Exhibition of textile and craft works at Season, Aotearoa. Featuring collborations with Soraa Glass, OfBODY, Picnic Studios, John Harris, and Francesca Logan.

All things can be thrown into the infinite void, yet the void remains the same. Negative space and emptiness doesn’t have to be thought of as sad. Emptiness contains all of us, we are enfolded by it and it does not judge. Negative space is fluid and constantly changing; it is a space for transformation. In East Asian traditions, garments are often made to lie flat, coming alive when inhabited by a body. An empty garment suggests the absence of a person, but that absence has its own sense of presence. The wind in my garment sings an eternal song.

I was born in Korea, and my family immigrated to Aotearoa when I was six months old. I grew up without a deep sense of connection to my heritage. I did not feel like much of a Korean or much of a New Zealander; nor did I feel at home in the gender binary that was offered. In dealing with these complex dynamics, I questioned the nature of poles of identity, because I sat outside of them. I began to feel more at home in the negative space around identifiers, finding freedom, expansiveness, and joy in that emptiness.

Through learning about traditions of Korean craft I have been able to develop a deeper relationship with my heritage through an embodied practice of making, a space to find understanding for my experience of unbelonging. I feel myself inhabiting this inbetweenness and find that it is a space for transformation. Materials metamorphose from one state to another, delicately holding the memory of their previous lives as they embrace new ones. They hold meaning, as words do, and we can rearrange them to create stories: to tell old ones and create new ones.

This show was born from reflections on absence and loss, and how they are experienced in the body.
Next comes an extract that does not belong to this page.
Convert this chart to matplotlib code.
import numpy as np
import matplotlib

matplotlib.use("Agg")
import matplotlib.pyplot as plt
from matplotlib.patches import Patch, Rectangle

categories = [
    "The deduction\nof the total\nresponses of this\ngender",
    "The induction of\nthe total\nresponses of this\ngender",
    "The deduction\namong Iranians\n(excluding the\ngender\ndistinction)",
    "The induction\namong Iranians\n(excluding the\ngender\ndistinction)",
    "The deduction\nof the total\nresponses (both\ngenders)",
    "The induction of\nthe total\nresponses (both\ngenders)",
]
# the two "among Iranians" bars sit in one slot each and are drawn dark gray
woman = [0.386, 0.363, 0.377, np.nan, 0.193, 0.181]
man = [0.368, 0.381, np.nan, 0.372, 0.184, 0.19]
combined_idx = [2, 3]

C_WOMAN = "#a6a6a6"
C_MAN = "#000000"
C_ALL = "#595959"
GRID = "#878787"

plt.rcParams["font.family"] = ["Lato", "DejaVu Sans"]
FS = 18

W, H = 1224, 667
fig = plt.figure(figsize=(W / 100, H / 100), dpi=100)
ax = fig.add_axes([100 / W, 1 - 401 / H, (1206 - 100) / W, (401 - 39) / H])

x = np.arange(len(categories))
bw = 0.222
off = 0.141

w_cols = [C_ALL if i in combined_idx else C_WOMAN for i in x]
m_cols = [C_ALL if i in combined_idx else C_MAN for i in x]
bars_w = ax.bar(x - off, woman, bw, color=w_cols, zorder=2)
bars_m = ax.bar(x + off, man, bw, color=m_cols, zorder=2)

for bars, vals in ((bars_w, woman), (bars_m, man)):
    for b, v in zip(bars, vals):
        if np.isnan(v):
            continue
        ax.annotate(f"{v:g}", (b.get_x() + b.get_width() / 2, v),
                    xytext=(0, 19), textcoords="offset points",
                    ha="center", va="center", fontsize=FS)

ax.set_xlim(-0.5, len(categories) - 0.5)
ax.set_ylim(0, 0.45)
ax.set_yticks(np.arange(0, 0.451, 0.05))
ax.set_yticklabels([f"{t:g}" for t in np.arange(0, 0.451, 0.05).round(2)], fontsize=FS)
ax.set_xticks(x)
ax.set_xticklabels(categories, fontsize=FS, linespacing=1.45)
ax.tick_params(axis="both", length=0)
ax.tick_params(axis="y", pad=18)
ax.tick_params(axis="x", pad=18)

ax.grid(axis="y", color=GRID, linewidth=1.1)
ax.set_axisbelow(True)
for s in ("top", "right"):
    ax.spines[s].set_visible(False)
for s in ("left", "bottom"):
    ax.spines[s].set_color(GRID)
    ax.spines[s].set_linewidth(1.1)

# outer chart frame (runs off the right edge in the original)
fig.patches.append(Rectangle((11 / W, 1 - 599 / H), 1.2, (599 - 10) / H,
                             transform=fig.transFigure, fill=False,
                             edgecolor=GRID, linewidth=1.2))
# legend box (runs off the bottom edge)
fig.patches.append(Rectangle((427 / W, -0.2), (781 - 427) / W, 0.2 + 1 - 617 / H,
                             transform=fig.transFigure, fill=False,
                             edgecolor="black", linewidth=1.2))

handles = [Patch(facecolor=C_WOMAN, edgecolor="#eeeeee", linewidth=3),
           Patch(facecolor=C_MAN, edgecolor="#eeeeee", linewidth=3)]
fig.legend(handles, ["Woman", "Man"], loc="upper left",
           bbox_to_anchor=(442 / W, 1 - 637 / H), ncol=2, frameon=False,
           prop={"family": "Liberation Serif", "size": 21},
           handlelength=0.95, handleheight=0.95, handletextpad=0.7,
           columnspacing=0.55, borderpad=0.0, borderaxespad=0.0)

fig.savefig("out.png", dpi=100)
My inhabitation of negative space collided with feelings of loss with the passing of my grandmother in 2020 in Korea, during the Covid pandemic, where my grandfather is currently living out his final years. The realisation of this loss compounded when lockdown lifted and I was able to visit her resting place. I have been processing my emotions through making, translating them using tactile craft objects that speak to experiences felt in the body.

A red silk durumagi (outer garment) left to me by my grandmother was a material starting point for this exhibition. This hanging screen, made using hand sewn jogakbo techniques, describes a life-size replica of the garment. Following Korean tradition, the original lies completely flat unless inhabited by a body. My grandmother’s absence is keenly felt in the durumagi, but I’m also aware that we only spent time together every few years. Our relationship was built on distance but still so full of love. I want to portray absence not as despairing but as a natural texture of our experience.

The flying kite fills with air and, though not inhabited, is animated.
The empty vessel does not hold nothing.
The unworn garment is not uninhabited.